NEWS & VIEWS ROUNDUP: May 8

The plight of Myanmar

CNN reported: “The death toll from the cyclone that ravaged the Irrawaddy delta in Myanmar may exceed 100,000, the senior US diplomat in the military-ruled country said on Wednesday.

“‘The information we are receiving indicates over 100,000 deaths,’ said the US charge d’affaires in Yangon, Shari Villarosa…

The Rule of Lords blog carries first hand testimonies of the plight of survivors on the Irrawaddy delta, as told to the Yoma 3 television channel in Thailand: “Along every road … whatever road, there are so many dead they’re uncountable. For this reason many more in the villages could die. My mother, father, brothers and sisters are all dead. I can’t do anything. I’m left all alone.”

A terrible crime – the punishment of a whole population

The world is witnessing a terrible human rights crime in Gaza, where a million and a half human beings are being imprisoned with almost no access to the outside world by sea, air, or land. An entire population is being brutally punished.

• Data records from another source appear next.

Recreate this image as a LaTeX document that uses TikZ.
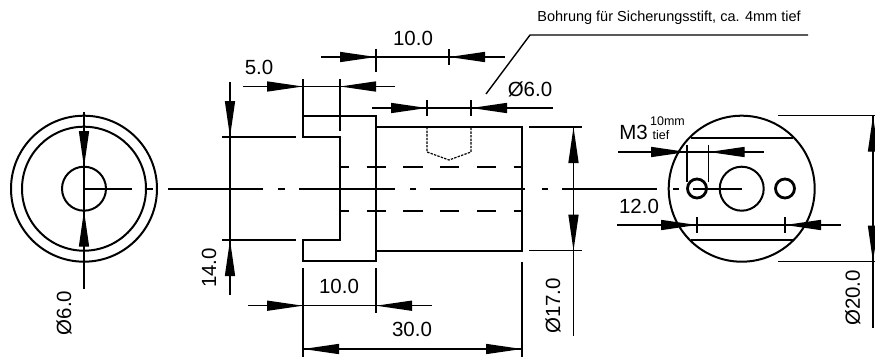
\documentclass[tikz,border=0pt]{standalone}
\usepackage{fontspec}
\setmainfont{Liberation Sans}
\usetikzlibrary{arrows.meta}

\tikzset{
    thinline/.style={line width=1.4pt},
    outline/.style={line width=2pt},
    axisline/.style={line width=1.8pt},
    hiddenline/.style={line width=1.8pt, dash pattern=on 19.3 off 17.4, dash phase=10},
    pinline/.style={line width=1.2pt, dash pattern=on 2.4 off 1.2},
    dimhead/.style={line width=1.4pt, -{Triangle[length=36pt,width=10pt]}},
    dimtext/.style={font=\fontsize{20.5}{24}\selectfont, inner sep=0pt},
}

\begin{document}
\begin{tikzpicture}[x=1pt,y=-1pt]
    \useasboundingbox (0,0) rectangle (875,361);

    \coordinate (cl) at (84,188.7);
    \coordinate (cr) at (741.7,188.7);
    \coordinate (hl) at (697,188.5);
    \coordinate (hr) at (785,188.5);

    % left view
    \draw[outline] (cl) circle (73);
    \draw[outline] (cl) circle (62);
    \draw[outline] (cl) circle (22);

    % right view
    \draw[outline] (cr) circle (73);
    \draw[outline] (cr) circle (22);
    \draw[line width=2.8pt] (hl) circle (9.5);
    \draw[line width=2.8pt] (hr) circle (9.5);
    \draw[outline] (691,137.7) -- (793,137.7);
    \draw[outline] (691,240) -- (793,240);

    % side view
    \draw[outline] (303,115.5) -- (376,115.5) -- (376,261) -- (303,261)
        -- (303,240) -- (340,240) -- (340,137) -- (303,137) -- cycle;
    \draw[outline] (376,127) -- (522,127) -- (522,250.7) -- (376,250.7);
    \draw[hiddenline] (340,166.7) -- (522,166.7);
    \draw[hiddenline] (340,210.7) -- (522,210.7);
    \draw[pinline] (427,127) -- (427,152) -- (449,160) -- (471,152) -- (471,127);

    % centre line
    \foreach \a/\b in {84/132,147/153,168/263,278/285,299/395,410/416,430/525,542/548,562/657,673/679,693/742} {
        \draw[axisline] (\a,188.7) -- (\b,188.7);
    }

    % dimension and extension lines
    \foreach \a/\b/\c/\d in {
        84/112/84/289, 230/82/230/295, 222/137/296/137, 222/240/296/240,
        243/86.5/395/86.5, 303/79/303/115, 340/79/340/131,
        321/57/505/57, 376/49/376/72, 449/49/449/65,
        372/108/553/108, 427/100/427/116, 471/100/471/116,
        248/305.7/432/305.7, 303/268/303/357, 376/268/376/313,
        303/349/522/349, 522/262/522/357,
        529/127/582/127, 529/250.7/582/250.7, 573.5/127/573.5/336,
        618/152/764/152, 687/145/687/181.7, 708.7/145/708.7/181.7,
        617/225/841/225, 697/217/697/233, 785/217/785/233,
        778/115.7/875/115.7, 778/261.7/875/261.7, 873/115.7/873/328} {
        \draw[thinline] (\a,\b) -- (\c,\d);
    }

    % arrow heads, base to tip
    \foreach \a/\b/\c/\d in {
        84/130/84/167, 84/247/84/210.7, 230/101/230/137, 230/276/230/240,
        267/86.5/303/86.5, 376/86.5/340/86.5,
        340/57/376/57, 486/57/449/57,
        391/108/427/108, 507/108/471/108,
        267/305.7/303/305.7, 412/305.7/376/305.7,
        339/349/303/349, 486/349/522/349,
        573.5/163/573.5/127, 573.5/214/573.5/250.7,
        651/152/687/152, 745/152/708.7/152,
        662/225/697/225, 822/225/785/225,
        873/152/873/115.7, 873/225/873/261.7} {
        \draw[dimhead] (\a,\b) -- (\c,\d);
    }

    % leader
    \draw[thinline] (486,94) -- (530,35) -- (808,35);

    % labels
    \node[dimtext] (t10top) at (413,38) {10.0};
    \node[dimtext] (t5) at (259,67) {5.0};
    \node[dimtext] (t6top) at (530,89) {Ø6.0};
    \node[dimtext, rotate=90] (t6left) at (64,313) {Ø6.0};
    \node[dimtext, rotate=90] (t14) at (209,268) {14.0};
    \node[dimtext] (t10low) at (339,286) {10.0};
    \node[dimtext] (t30) at (412,329) {30.0};
    \node[dimtext, rotate=90] (t17) at (553,306) {Ø17.0};
    \node[dimtext, rotate=90] (t20) at (852.7,298) {Ø20.0};
    \node[dimtext] (t12) at (639,206) {12.0};
    \node[dimtext] (tm3) at (633.5,132) {M3};
    \node[inner sep=0pt, font=\fontsize{12.5}{15}\selectfont] (tdepth) at (667.5,120.7) {10mm};
    \node[inner sep=0pt, font=\fontsize{12.5}{15}\selectfont] (ttief) at (661,135) {tief};
    \node[inner sep=0pt, font=\fontsize{14.5}{17}\selectfont] (tnote) at (669,18) {Bohrung für Sicherungsstift, ca. 4mm tief};
\end{tikzpicture}
\end{document}
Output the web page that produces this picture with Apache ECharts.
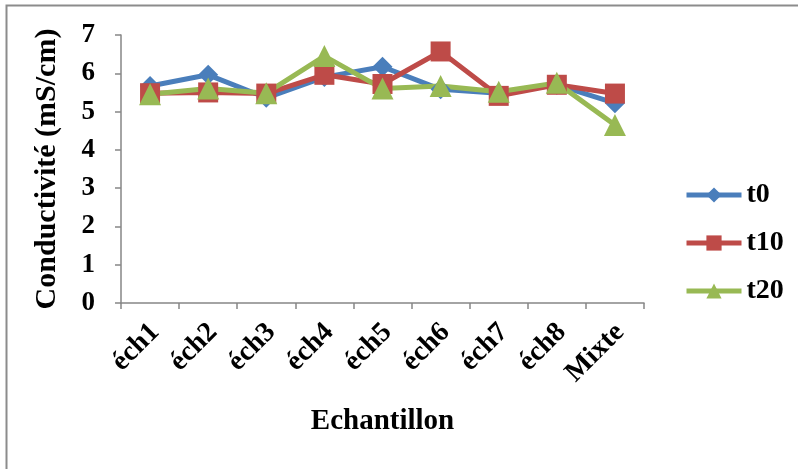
<!DOCTYPE html>
<html><head><meta charset="utf-8">
<script src="https://cdn.jsdelivr.net/npm/echarts@6/dist/echarts.min.js"></script>
<style>html,body{margin:0;padding:0;background:#fff}#c{width:798px;height:469px}</style>
</head><body><div id="c"></div>
<script>
const categories = ['éch1','éch2','éch3','éch4','éch5','éch6','éch7','éch8','Mixte'];
const t0 = [5.67, 5.96, 5.36, 5.9, 6.17, 5.58, 5.48, 5.7, 5.22];
const t10 = [5.48, 5.5, 5.47, 5.96, 5.72, 6.57, 5.41, 5.7, 5.47];
const t20 = [5.45, 5.6, 5.48, 6.45, 5.6, 5.67, 5.52, 5.75, 4.65];
const yTicks = [0,1,2,3,4,5,6,7];
const font = '"Liberation Serif","Times New Roman",serif';
const chart = echarts.init(document.getElementById('c'));
function s(name, data, color, symbol, size){
  return {name, type:'line', data, symbol, symbolSize:size,
    lineStyle:{color, width:5}, itemStyle:{color}, emphasis:{disabled:true}};
}
chart.setOption({
  animation:false,
  graphic:[{type:'rect', shape:{x:6.5,y:5.5,width:820,height:480}, style:{fill:'none',stroke:'#8c8c8c',lineWidth:2}}],
  grid:{left:121, right:154, top:35, bottom:166},
  legend:{orient:'vertical', left:679, top:176, itemGap:20, itemWidth:55, itemHeight:19,
    lineStyle:{width:5}, padding:5,
    textStyle:{fontFamily:font, fontWeight:'bold', fontSize:28, color:'#000'},
    data:['t0','t10','t20']},
  xAxis:{type:'category', data:categories, boundaryGap:true,
    name:'Echantillon', nameLocation:'middle', nameGap:104,
    nameTextStyle:{fontFamily:font, fontWeight:'bold', fontSize:29, color:'#000'},
    axisLine:{lineStyle:{color:'#868686', width:1.5}},
    axisTick:{show:true, length:6, alignWithLabel:false, lineStyle:{color:'#868686', width:1.5}},
    axisLabel:{rotate:45, fontFamily:font, fontWeight:'bold', fontSize:28, color:'#000', margin:30,
      padding:[0,-7,0,0]}},
  yAxis:{type:'value', min:0, max:7, interval:1,
    name:'Conductivité (mS/cm)', nameLocation:'middle', nameGap:59,
    nameTextStyle:{fontFamily:font, fontWeight:'bold', fontSize:30, color:'#000'},
    axisLine:{show:true, lineStyle:{color:'#868686', width:1.5}},
    axisTick:{show:true, length:6, lineStyle:{color:'#868686', width:1.5}},
    splitLine:{show:false},
    axisLabel:{fontFamily:font, fontWeight:'bold', fontSize:27, color:'#000', margin:26,
      formatter:v=>yTicks.includes(v)?String(v):''}},
  series:[
    s('t0', t0, '#4A7EBB', 'diamond', 20),
    s('t10', t10, '#BE4B48', 'rect', 20),
    s('t20', t20, '#98B954', 'triangle', 22)
  ]
});
</script></body></html>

This gross mistreatment of the Palestinians in Gaza was escalated dramatically by Israel, with United States backing, after political candidates representing Hamas won a majority of seats in the Palestinian Authority parliament in 2006. The election was unanimously judged to be honest and fair by all international observers.

Born at the dawn of a new state

Sixty years ago, Dror Gurel and Nabil Zaharan were born into a land at war.

Sons of middle-class families, they entered the world during the same week and along the same stretch of sun-splashed Mediterranean coast. Gurel was born in Jewish Tel Aviv; Zaharan’s mother gave birth just down the road, in Arab Jaffa.

Yet it was a third birth that week that, more than anything, has shaped their lives.

Clinton enters the twilight zone

End the dynasty!” a young man holding an Obama poster shouted when Chelsea Clinton stepped to the microphone.

All the while, a smile was fixed on Mrs. Clinton’s perfectly made-up face — not a hair was out of place — and she betrayed only an occasional glimmer of recognition of the exceedingly narrow straits she must now navigate.

Government in secret

The Bush administration recently announced it will allow select members of Congress to read Justice Department legal opinions about the CIA’s controversial detainee interrogation program that have been hidden from Congress until now. But as the administration allows a glimpse of this secret law — and it is law — we are left wondering what other laws it is still keeping under lock and key.

It’s a given in our democracy that laws should be a matter of public record. But the law in this country includes not just statutes and regulations, which the public can readily access. It also includes binding legal interpretations made by courts and the executive branch. These interpretations are increasingly being withheld from the public and Congress.

Ex-Guantanamo detainee joined Iraq suicide attack

A Kuwaiti man who complained about maltreatment during a three-year stay in the U.S. detention facility at Guantanamo Bay, Cuba, was involved in a deadly suicide bombing in northern Iraq last month, the U.S. military confirmed yesterday.

Abdallah Salih al-Ajmi, 29, whom the U.S. military accused of fighting with the Taliban in Afghanistan and wanting to kill Americans, was involved in one of three suicide bombings that killed seven Iraqi security forces in Mosul on April 26, Defense Department officials said.

Editor’s Comment — There are a series of questions here that can be peeled away like the layers of an onion. On the outside, the one that Gitmo fans will say has an obvious answer: Was it a mistake for al Ajmi to have been released? Next: Would he have been likely to become a suicide bomber had he never been detained? Would he have become a suicide bomber had he not been tortured?

But most important of all: How many suicide bombings would there have been in the last seven years had Guantanamo never become the globally recognized emblem of American vengeance?

The next big mistake in Iraq: trying to shut out Moqtada al Sadr

In hindsight, it is easy to see the mistakes that the United States made in Iraq: the disbanding of the Iraqi army and the whole-scale purge of Ba’ath Party members that crippled any effort to build a new government. It is harder to see mistakes about to be made. But there’s one major error unfolding right now, and it’s not too late to prevent it: the exclusion of Shiite cleric Muqtada al-Sadr from the political process.

The consequences of trying to isolate Sadr and his political movement are profound: he will lash out further at the Iraqi government and US troops, his supporters will completely abandon the ceasefire he imposed last August, and violence will spiral out of control once again. US commanders credit Sadr’s ceasefire with a significant drop in both attacks on US forces and sectarian bloodletting. Those highly touted gains made during the “surge” of US troops will evaporate.